> _Data provided_:
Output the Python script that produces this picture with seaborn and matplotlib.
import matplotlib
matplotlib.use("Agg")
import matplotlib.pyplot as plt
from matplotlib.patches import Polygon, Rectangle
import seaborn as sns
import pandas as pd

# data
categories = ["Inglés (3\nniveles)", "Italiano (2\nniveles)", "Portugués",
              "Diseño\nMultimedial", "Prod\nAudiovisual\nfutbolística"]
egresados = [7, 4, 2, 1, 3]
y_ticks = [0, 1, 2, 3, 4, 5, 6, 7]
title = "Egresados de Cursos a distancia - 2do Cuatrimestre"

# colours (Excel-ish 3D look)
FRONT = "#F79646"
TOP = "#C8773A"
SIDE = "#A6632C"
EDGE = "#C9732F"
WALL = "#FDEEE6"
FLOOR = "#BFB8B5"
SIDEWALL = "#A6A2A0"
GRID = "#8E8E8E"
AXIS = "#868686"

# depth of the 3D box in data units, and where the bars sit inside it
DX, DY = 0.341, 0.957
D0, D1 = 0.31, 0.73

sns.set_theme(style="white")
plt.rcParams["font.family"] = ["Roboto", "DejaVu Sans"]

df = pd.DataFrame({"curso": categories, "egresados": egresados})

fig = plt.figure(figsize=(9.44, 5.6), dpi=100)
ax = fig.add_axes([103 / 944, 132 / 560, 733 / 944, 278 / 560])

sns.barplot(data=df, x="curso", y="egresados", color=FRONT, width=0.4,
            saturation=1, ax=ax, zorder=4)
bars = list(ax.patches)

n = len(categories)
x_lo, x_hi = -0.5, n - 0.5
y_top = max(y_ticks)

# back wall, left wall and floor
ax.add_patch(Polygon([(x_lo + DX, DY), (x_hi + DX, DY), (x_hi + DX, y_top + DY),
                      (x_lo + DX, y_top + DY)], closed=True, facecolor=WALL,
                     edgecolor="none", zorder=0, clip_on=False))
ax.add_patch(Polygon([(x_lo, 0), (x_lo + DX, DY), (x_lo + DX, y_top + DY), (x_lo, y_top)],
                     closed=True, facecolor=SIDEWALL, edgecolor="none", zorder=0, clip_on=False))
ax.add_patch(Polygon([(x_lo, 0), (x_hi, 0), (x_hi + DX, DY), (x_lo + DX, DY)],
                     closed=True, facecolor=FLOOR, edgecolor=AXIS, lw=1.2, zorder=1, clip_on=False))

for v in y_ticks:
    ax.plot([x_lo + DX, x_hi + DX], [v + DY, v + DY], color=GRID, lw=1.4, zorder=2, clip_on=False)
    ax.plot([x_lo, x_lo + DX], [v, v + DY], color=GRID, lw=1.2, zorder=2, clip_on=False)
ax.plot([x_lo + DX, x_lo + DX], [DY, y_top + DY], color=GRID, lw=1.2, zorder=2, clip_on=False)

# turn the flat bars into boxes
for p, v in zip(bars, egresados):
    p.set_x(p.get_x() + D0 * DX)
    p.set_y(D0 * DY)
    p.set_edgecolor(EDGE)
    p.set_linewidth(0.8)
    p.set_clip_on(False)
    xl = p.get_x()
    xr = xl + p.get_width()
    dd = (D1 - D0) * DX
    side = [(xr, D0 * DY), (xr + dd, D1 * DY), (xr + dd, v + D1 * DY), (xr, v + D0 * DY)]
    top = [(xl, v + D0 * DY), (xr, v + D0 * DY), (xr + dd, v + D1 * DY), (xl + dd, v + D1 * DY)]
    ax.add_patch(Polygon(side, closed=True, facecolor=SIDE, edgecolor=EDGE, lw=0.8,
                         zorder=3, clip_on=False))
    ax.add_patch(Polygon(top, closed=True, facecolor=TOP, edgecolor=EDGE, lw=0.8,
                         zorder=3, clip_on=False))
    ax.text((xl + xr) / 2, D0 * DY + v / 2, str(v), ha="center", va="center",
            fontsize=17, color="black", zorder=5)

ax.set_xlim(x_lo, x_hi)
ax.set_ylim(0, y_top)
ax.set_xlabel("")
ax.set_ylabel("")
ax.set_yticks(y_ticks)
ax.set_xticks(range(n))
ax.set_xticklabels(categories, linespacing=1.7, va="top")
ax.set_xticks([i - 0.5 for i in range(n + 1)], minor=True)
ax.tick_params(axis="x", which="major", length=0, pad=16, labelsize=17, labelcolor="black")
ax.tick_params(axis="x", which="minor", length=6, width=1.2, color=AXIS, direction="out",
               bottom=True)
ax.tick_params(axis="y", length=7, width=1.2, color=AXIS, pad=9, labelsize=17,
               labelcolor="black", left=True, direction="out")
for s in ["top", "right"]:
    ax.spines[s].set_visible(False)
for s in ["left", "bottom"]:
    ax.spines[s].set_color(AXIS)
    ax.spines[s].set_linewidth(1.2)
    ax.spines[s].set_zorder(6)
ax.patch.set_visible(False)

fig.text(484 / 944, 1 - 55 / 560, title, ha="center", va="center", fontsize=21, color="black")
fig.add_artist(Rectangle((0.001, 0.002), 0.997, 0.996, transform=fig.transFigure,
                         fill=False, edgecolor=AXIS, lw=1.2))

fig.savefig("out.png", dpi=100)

> _Objective_: Copy all of the material word for word.

> _Expected answer_:
Output the Python script that produces this picture with seaborn and matplotlib.
import matplotlib
matplotlib.use("Agg")
import matplotlib.pyplot as plt
from matplotlib.patches import Polygon, Rectangle
import seaborn as sns
import pandas as pd

# data
categories = ["Inglés (3\nniveles)", "Italiano (2\nniveles)", "Portugués",
              "Diseño\nMultimedial", "Prod\nAudiovisual\nfutbolística"]
egresados = [7, 4, 2, 1, 3]
y_ticks = [0, 1, 2, 3, 4, 5, 6, 7]
title = "Egresados de Cursos a distancia - 2do Cuatrimestre"

# colours (Excel-ish 3D look)
FRONT = "#F79646"
TOP = "#C8773A"
SIDE = "#A6632C"
EDGE = "#C9732F"
WALL = "#FDEEE6"
FLOOR = "#BFB8B5"
SIDEWALL = "#A6A2A0"
GRID = "#8E8E8E"
AXIS = "#868686"

# depth of the 3D box in data units, and where the bars sit inside it
DX, DY = 0.341, 0.957
D0, D1 = 0.31, 0.73

sns.set_theme(style="white")
plt.rcParams["font.family"] = ["Roboto", "DejaVu Sans"]

df = pd.DataFrame({"curso": categories, "egresados": egresados})

fig = plt.figure(figsize=(9.44, 5.6), dpi=100)
ax = fig.add_axes([103 / 944, 132 / 560, 733 / 944, 278 / 560])

sns.barplot(data=df, x="curso", y="egresados", color=FRONT, width=0.4,
            saturation=1, ax=ax, zorder=4)
bars = list(ax.patches)

n = len(categories)
x_lo, x_hi = -0.5, n - 0.5
y_top = max(y_ticks)

# back wall, left wall and floor
ax.add_patch(Polygon([(x_lo + DX, DY), (x_hi + DX, DY), (x_hi + DX, y_top + DY),
                      (x_lo + DX, y_top + DY)], closed=True, facecolor=WALL,
                     edgecolor="none", zorder=0, clip_on=False))
ax.add_patch(Polygon([(x_lo, 0), (x_lo + DX, DY), (x_lo + DX, y_top + DY), (x_lo, y_top)],
                     closed=True, facecolor=SIDEWALL, edgecolor="none", zorder=0, clip_on=False))
ax.add_patch(Polygon([(x_lo, 0), (x_hi, 0), (x_hi + DX, DY), (x_lo + DX, DY)],
                     closed=True, facecolor=FLOOR, edgecolor=AXIS, lw=1.2, zorder=1, clip_on=False))

for v in y_ticks:
    ax.plot([x_lo + DX, x_hi + DX], [v + DY, v + DY], color=GRID, lw=1.4, zorder=2, clip_on=False)
    ax.plot([x_lo, x_lo + DX], [v, v + DY], color=GRID, lw=1.2, zorder=2, clip_on=False)
ax.plot([x_lo + DX, x_lo + DX], [DY, y_top + DY], color=GRID, lw=1.2, zorder=2, clip_on=False)

# turn the flat bars into boxes
for p, v in zip(bars, egresados):
    p.set_x(p.get_x() + D0 * DX)
    p.set_y(D0 * DY)
    p.set_edgecolor(EDGE)
    p.set_linewidth(0.8)
    p.set_clip_on(False)
    xl = p.get_x()
    xr = xl + p.get_width()
    dd = (D1 - D0) * DX
    side = [(xr, D0 * DY), (xr + dd, D1 * DY), (xr + dd, v + D1 * DY), (xr, v + D0 * DY)]
    top = [(xl, v + D0 * DY), (xr, v + D0 * DY), (xr + dd, v + D1 * DY), (xl + dd, v + D1 * DY)]
    ax.add_patch(Polygon(side, closed=True, facecolor=SIDE, edgecolor=EDGE, lw=0.8,
                         zorder=3, clip_on=False))
    ax.add_patch(Polygon(top, closed=True, facecolor=TOP, edgecolor=EDGE, lw=0.8,
                         zorder=3, clip_on=False))
    ax.text((xl + xr) / 2, D0 * DY + v / 2, str(v), ha="center", va="center",
            fontsize=17, color="black", zorder=5)

ax.set_xlim(x_lo, x_hi)
ax.set_ylim(0, y_top)
ax.set_xlabel("")
ax.set_ylabel("")
ax.set_yticks(y_ticks)
ax.set_xticks(range(n))
ax.set_xticklabels(categories, linespacing=1.7, va="top")
ax.set_xticks([i - 0.5 for i in range(n + 1)], minor=True)
ax.tick_params(axis="x", which="major", length=0, pad=16, labelsize=17, labelcolor="black")
ax.tick_params(axis="x", which="minor", length=6, width=1.2, color=AXIS, direction="out",
               bottom=True)
ax.tick_params(axis="y", length=7, width=1.2, color=AXIS, pad=9, labelsize=17,
               labelcolor="black", left=True, direction="out")
for s in ["top", "right"]:
    ax.spines[s].set_visible(False)
for s in ["left", "bottom"]:
    ax.spines[s].set_color(AXIS)
    ax.spines[s].set_linewidth(1.2)
    ax.spines[s].set_zorder(6)
ax.patch.set_visible(False)

fig.text(484 / 944, 1 - 55 / 560, title, ha="center", va="center", fontsize=21, color="black")
fig.add_artist(Rectangle((0.001, 0.002), 0.997, 0.996, transform=fig.transFigure,
                         fill=False, edgecolor=AXIS, lw=1.2))

fig.savefig("out.png", dpi=100)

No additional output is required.